> **TO DO**
Your output is the lines from the first one to the one containing "const lineColor = '#4a9de6';", repeated exactly, with images left out.

— Start —

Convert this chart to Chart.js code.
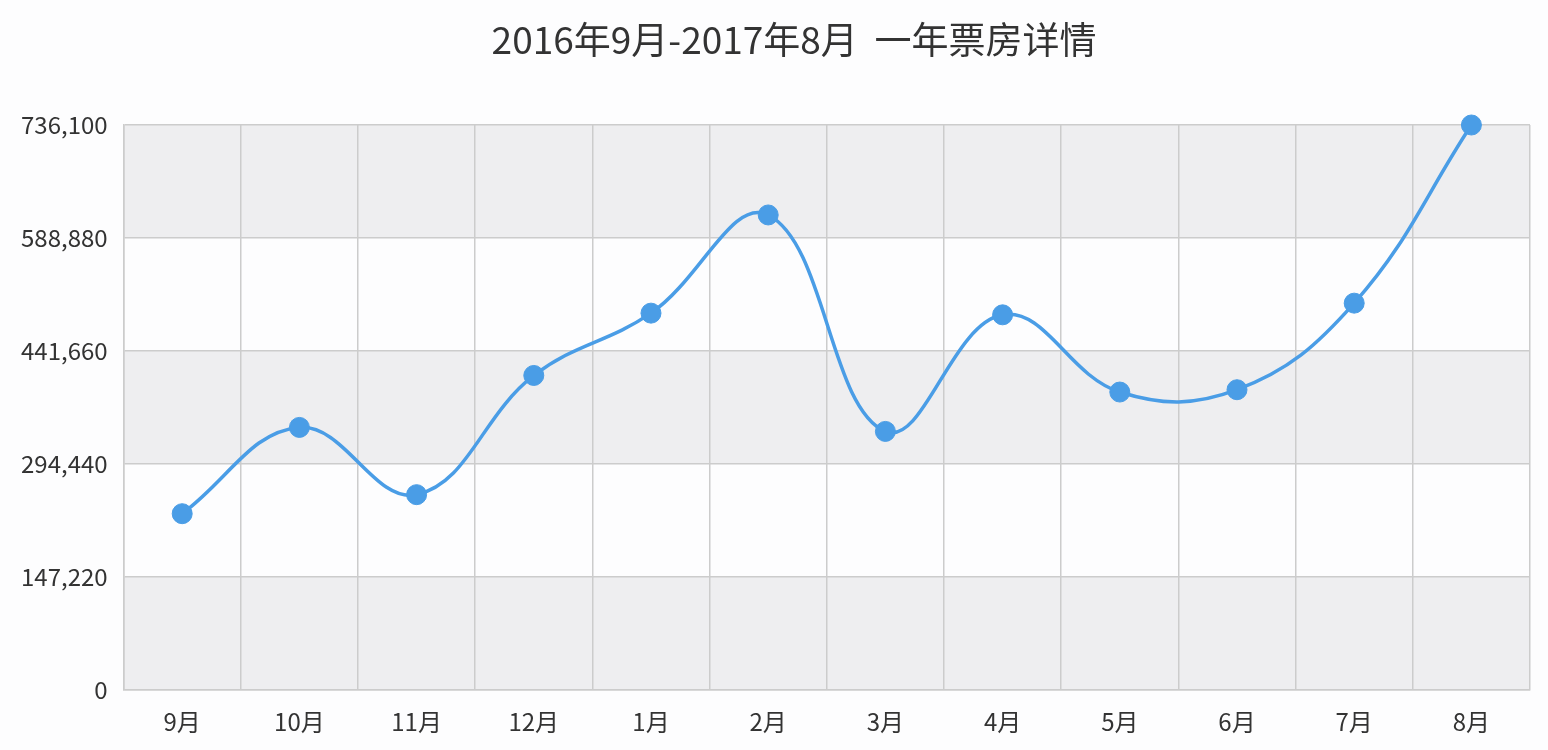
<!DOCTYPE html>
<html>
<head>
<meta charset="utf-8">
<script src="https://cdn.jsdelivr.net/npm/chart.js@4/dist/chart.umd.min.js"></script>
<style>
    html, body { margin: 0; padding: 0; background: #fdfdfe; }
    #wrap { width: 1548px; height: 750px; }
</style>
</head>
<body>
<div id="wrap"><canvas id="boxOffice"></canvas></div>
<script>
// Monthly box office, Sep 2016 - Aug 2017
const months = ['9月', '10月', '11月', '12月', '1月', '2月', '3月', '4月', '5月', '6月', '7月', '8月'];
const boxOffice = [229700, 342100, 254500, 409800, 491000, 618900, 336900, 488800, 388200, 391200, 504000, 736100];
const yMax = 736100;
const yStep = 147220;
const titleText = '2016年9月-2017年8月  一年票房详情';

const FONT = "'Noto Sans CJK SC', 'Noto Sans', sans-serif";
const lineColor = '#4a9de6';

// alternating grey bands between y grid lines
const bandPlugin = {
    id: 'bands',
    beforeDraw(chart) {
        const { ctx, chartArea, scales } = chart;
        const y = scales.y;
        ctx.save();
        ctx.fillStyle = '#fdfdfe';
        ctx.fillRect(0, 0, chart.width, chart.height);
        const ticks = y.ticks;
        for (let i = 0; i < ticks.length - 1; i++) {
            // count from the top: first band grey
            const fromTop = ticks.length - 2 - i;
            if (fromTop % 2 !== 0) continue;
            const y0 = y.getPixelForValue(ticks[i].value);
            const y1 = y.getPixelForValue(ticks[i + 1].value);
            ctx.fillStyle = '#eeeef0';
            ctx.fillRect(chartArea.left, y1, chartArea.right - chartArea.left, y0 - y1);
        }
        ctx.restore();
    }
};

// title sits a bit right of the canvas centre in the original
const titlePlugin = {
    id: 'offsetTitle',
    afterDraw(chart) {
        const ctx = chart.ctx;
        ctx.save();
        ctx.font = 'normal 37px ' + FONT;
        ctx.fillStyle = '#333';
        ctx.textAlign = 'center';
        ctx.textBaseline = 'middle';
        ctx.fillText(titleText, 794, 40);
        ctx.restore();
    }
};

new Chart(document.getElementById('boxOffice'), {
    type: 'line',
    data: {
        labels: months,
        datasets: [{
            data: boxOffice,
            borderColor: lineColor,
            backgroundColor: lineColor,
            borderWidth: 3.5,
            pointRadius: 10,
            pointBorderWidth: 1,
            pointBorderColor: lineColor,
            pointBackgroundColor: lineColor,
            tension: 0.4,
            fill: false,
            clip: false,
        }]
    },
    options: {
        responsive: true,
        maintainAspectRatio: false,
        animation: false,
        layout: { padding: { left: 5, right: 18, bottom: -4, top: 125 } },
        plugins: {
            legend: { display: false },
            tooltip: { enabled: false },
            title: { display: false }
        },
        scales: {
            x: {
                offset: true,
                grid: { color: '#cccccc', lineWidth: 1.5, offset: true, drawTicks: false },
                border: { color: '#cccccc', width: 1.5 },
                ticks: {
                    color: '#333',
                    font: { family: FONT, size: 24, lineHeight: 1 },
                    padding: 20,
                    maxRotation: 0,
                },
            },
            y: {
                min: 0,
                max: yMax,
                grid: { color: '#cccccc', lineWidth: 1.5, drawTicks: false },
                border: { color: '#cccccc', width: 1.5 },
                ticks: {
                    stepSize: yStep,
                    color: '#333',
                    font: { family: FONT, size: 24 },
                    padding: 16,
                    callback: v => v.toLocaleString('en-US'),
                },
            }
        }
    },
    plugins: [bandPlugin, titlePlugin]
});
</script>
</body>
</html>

— End —

> **WORKED ANSWER**
Convert this chart to Chart.js code.
<!DOCTYPE html>
<html>
<head>
<meta charset="utf-8">
<script src="https://cdn.jsdelivr.net/npm/chart.js@4/dist/chart.umd.min.js"></script>
<style>
    html, body { margin: 0; padding: 0; background: #fdfdfe; }
    #wrap { width: 1548px; height: 750px; }
</style>
</head>
<body>
<div id="wrap"><canvas id="boxOffice"></canvas></div>
<script>
// Monthly box office, Sep 2016 - Aug 2017
const months = ['9月', '10月', '11月', '12月', '1月', '2月', '3月', '4月', '5月', '6月', '7月', '8月'];
const boxOffice = [229700, 342100, 254500, 409800, 491000, 618900, 336900, 488800, 388200, 391200, 504000, 736100];
const yMax = 736100;
const yStep = 147220;
const titleText = '2016年9月-2017年8月  一年票房详情';

const FONT = "'Noto Sans CJK SC', 'Noto Sans', sans-serif";
const lineColor = '#4a9de6';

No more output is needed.